我與馮先生結識於1988年夏,協助馮先生工作。主要是《中國哲學史新編》第七冊的著述,由馮先生口述,我作記錄,有時需要參考其他著作,則由我讀他聽。那時他的視力極差,據說是老年性白內障,但醫院始終未施以手術,因此;他只好以耳代目。除著述工作外,還代他答覆各方面來的信件,並為他捉刀題些字,榜書則有河南「張衡大學」,「世界和平醫學院」。

馮先生一再對家人及親友們說:「馬鳳蓀先生是我的朋友中最好的朋友……」他還對我說:「你就是我的秘書……。」記錄下他寫的對聯,詩歌等均交由塗又光先生編纂整理。那時馮先生已經歷了93個春秋,而依舊精神矍鑠,健飯如昔。他和全國人民一樣,在黨的十一屆三中全會的精神鼓舞下,心花怒放,雄姿英發,雖屆暮年,壯心不已,克服視力、聽力減弱的困難,不顧氣候的寒暑,孜孜不倦,奮力拼搏,毅然採取自己口述,我做記錄的方式,每天積極撰寫《中國哲學史新編》外,還帶研究生。他也承認在「極左路線」下,曾寫過一些違心之論,並常引為憾事。

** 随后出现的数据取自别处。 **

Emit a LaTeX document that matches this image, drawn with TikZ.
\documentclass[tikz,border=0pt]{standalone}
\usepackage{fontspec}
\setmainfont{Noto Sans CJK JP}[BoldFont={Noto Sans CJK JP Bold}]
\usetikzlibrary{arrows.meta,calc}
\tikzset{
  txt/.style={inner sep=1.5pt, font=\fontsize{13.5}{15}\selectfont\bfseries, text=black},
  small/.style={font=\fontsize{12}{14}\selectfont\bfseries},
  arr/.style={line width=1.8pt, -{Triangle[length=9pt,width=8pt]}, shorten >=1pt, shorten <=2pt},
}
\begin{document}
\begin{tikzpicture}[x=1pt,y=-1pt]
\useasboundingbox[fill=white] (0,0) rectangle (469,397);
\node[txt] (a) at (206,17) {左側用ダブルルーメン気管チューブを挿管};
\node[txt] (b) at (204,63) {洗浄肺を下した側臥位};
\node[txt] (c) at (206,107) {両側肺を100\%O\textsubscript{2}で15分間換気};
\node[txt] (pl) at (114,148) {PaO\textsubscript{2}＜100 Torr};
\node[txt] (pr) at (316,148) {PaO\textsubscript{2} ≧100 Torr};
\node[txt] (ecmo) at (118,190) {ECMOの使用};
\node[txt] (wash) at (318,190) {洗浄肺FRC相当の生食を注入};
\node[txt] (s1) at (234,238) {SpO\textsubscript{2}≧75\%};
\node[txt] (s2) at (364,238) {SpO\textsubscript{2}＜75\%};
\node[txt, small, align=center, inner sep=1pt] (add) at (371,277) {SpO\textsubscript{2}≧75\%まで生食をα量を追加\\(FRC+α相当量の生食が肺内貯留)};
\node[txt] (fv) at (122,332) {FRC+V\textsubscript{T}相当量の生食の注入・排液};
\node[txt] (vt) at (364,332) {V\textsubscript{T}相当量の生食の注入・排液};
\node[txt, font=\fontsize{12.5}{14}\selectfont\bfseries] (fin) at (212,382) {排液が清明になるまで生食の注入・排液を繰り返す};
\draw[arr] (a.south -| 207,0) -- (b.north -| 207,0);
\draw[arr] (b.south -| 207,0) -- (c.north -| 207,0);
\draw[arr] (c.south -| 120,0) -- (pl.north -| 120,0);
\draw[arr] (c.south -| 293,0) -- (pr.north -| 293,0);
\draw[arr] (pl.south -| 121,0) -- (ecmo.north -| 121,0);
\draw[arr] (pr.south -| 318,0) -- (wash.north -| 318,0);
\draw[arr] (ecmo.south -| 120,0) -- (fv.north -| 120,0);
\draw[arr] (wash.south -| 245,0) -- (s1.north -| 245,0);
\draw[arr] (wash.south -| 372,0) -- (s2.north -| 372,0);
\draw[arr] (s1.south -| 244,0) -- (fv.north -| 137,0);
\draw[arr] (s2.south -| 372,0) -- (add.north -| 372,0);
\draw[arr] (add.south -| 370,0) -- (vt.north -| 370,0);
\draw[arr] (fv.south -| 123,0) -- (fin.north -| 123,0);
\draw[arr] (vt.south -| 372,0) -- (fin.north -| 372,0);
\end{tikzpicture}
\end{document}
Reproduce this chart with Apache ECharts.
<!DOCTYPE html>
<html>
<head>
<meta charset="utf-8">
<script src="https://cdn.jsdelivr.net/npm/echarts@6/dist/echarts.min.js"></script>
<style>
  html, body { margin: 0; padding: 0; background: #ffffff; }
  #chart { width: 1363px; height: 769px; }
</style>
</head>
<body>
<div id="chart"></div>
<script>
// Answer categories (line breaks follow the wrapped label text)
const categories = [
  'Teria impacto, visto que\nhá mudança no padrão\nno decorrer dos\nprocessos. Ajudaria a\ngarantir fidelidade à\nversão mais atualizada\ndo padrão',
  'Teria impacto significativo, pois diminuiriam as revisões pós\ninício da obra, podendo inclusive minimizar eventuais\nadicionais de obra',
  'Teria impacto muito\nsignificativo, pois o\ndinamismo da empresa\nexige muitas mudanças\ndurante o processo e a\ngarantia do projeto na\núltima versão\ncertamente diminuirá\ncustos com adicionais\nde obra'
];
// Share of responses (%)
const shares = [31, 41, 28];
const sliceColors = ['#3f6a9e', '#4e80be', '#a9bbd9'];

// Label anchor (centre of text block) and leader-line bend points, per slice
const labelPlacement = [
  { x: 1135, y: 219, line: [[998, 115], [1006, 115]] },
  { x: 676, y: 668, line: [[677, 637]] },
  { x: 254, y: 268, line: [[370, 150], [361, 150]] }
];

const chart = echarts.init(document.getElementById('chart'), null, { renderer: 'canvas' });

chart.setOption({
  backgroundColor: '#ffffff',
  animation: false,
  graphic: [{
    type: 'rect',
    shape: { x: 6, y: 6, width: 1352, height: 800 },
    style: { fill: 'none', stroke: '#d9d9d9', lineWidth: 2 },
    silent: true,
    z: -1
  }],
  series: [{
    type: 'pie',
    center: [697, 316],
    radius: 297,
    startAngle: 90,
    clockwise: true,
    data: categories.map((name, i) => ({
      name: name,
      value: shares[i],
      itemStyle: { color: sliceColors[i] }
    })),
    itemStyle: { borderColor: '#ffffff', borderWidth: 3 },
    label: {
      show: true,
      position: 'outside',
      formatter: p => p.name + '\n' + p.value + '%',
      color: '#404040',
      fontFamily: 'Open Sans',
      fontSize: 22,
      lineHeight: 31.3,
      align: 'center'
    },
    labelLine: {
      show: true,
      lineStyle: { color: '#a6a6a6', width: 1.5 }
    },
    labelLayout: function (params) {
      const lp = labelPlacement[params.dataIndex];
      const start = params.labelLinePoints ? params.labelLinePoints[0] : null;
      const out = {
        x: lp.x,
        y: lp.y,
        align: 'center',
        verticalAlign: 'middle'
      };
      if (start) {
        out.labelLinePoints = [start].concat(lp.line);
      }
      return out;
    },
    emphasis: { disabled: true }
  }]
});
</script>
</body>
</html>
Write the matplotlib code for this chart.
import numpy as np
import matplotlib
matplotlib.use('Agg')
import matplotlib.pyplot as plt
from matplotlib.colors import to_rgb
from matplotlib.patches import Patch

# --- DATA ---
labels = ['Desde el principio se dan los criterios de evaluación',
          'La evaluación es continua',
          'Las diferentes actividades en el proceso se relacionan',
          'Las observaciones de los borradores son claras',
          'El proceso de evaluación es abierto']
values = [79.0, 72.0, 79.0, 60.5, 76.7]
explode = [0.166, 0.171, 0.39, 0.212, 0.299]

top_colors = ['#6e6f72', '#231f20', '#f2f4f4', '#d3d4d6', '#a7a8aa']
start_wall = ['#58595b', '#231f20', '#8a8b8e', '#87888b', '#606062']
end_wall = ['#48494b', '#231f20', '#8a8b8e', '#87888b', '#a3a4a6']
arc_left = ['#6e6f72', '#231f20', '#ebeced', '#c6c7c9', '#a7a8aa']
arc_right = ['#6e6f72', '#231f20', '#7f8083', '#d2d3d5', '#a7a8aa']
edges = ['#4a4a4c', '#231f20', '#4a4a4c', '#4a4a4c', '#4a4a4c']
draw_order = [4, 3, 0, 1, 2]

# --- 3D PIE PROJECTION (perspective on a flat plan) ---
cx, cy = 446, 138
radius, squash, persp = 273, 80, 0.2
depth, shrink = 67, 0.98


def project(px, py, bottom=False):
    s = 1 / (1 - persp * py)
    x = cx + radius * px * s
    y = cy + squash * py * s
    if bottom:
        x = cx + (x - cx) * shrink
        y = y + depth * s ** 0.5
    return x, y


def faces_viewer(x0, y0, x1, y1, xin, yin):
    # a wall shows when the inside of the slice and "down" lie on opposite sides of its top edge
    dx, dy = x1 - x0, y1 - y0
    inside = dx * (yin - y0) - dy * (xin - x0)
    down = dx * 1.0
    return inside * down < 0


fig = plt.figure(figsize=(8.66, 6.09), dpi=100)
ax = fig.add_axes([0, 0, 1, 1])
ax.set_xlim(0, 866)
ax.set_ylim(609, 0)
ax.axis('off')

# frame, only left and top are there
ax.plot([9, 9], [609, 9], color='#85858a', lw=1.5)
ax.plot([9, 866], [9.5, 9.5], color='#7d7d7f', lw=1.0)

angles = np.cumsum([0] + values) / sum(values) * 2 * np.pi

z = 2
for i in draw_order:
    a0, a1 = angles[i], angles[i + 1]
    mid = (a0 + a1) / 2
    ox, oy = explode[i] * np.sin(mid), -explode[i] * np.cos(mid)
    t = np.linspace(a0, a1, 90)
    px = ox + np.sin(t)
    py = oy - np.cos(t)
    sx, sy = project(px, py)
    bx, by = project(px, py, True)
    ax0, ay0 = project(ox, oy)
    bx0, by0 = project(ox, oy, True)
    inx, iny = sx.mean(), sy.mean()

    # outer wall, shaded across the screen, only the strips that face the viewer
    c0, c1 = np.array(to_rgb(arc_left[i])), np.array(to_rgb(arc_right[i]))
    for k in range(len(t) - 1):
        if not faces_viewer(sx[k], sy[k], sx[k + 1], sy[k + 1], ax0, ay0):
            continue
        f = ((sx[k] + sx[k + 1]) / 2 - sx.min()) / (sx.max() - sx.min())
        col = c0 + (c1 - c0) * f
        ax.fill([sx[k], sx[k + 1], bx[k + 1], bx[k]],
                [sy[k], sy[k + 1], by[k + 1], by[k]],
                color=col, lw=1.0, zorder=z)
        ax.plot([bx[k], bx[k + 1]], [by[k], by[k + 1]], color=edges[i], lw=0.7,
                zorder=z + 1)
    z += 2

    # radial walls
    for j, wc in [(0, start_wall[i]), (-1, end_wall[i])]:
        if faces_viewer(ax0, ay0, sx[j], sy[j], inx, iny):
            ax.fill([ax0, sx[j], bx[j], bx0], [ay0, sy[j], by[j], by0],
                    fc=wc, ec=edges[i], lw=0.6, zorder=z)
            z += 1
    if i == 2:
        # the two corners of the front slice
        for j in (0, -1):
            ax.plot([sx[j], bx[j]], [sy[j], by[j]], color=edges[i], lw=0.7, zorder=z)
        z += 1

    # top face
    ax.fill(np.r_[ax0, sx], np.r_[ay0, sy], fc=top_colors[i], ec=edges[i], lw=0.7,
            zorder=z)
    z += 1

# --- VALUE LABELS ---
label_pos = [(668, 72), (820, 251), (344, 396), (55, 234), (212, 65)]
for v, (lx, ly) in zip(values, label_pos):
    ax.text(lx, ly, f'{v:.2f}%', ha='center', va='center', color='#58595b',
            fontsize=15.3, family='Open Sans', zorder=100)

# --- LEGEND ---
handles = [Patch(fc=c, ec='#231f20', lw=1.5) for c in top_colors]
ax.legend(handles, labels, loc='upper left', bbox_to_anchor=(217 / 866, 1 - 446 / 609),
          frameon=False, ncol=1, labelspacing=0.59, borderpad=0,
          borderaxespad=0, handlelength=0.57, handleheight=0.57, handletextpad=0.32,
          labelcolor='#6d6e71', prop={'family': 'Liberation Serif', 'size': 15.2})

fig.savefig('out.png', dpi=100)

由於馮先生數十年來勤學不輟,博聞強識,工力極深,在著述中每有引用經傳原文時,輒不假思索,脫口而出。經查閱《十三經索引一》不爽毫釐。工作之餘馮先生還不時向我講述一些笑話,可見馮先生既幽默又肯廣加涉獵,旁搜博採,用方方面面的知識,使自己頭腦不斷豐富,各種知識有時確實可以互為佐證,其樂也融融。

馮先生的記憶力還體現在所述前後章節瞭然胸中,每有刪易增補,即指明無誤。在著述態度上,更是嚴肅認真,對記錄稿一字、一詞、一句,反覆訂正無誤,方能首肯。真可謂:「老漢益壯,寧移白首之心。」一位90多歲的學者,能有這樣良好的體質與精力,使我們不能不從馮先生的生活方面加以窺測。

馮先生一生不吸菸,能飲酒但不多飲,自從步入老年時起,就嚴格控制自己,做到生活有規律,起居有定時,摒除飲灑,早6時起床,入睡不超過晚10時,每天上午9—11時半為固定著作時間,堅持午睡,每天下午要做一遍「卻病延年二十式」,藉收活動肢體、舒展筋骨之效,加以精神樂觀,心胸豁達,才得以享年95歲。

馮先生曾於94歲時自書一副自壽聯以明志:「闡舊邦以輔新命;極高明而道中庸。」他自己解釋說:「上聯勉行,下聯言志,我經常想起儒家經典《詩經》中的兩句話:『周雖舊邦,其命維新』就現在來說,中國就是舊邦而有新命,新命就是現代化。我的努力是保持舊邦的同一性和個性,而又同時促進實現新命。」(原載《三松堂自序》)

馮先生更以睿智的目光,從哲學的角度展望世界,他認為宋代理學家張載說的「仇必和而解」,便是世界未來的趨勢。他舉例:第一次世界大戰後,醞釀出一個「國聯」,第二次世界大戰後,誕生了一個「聯合國」,就是逐步趨向和平共處的明證。馮先生在《中國哲學史新編》最後寫道「高山仰止,景行行止,雖不能至,心嚮往之。」

具有國際影響的我國哲學家馮友蘭先生,於1990年11月26日辭世了,1990年12月4日下午曾在北京醫院小禮堂舉行了遺體告別儀式,我挽以聯云:「豪哉,壯哉,皓首著書,月旦前賢,弘揚哲理;師也,長也,苦心孤詣,培植後進,永景高風。」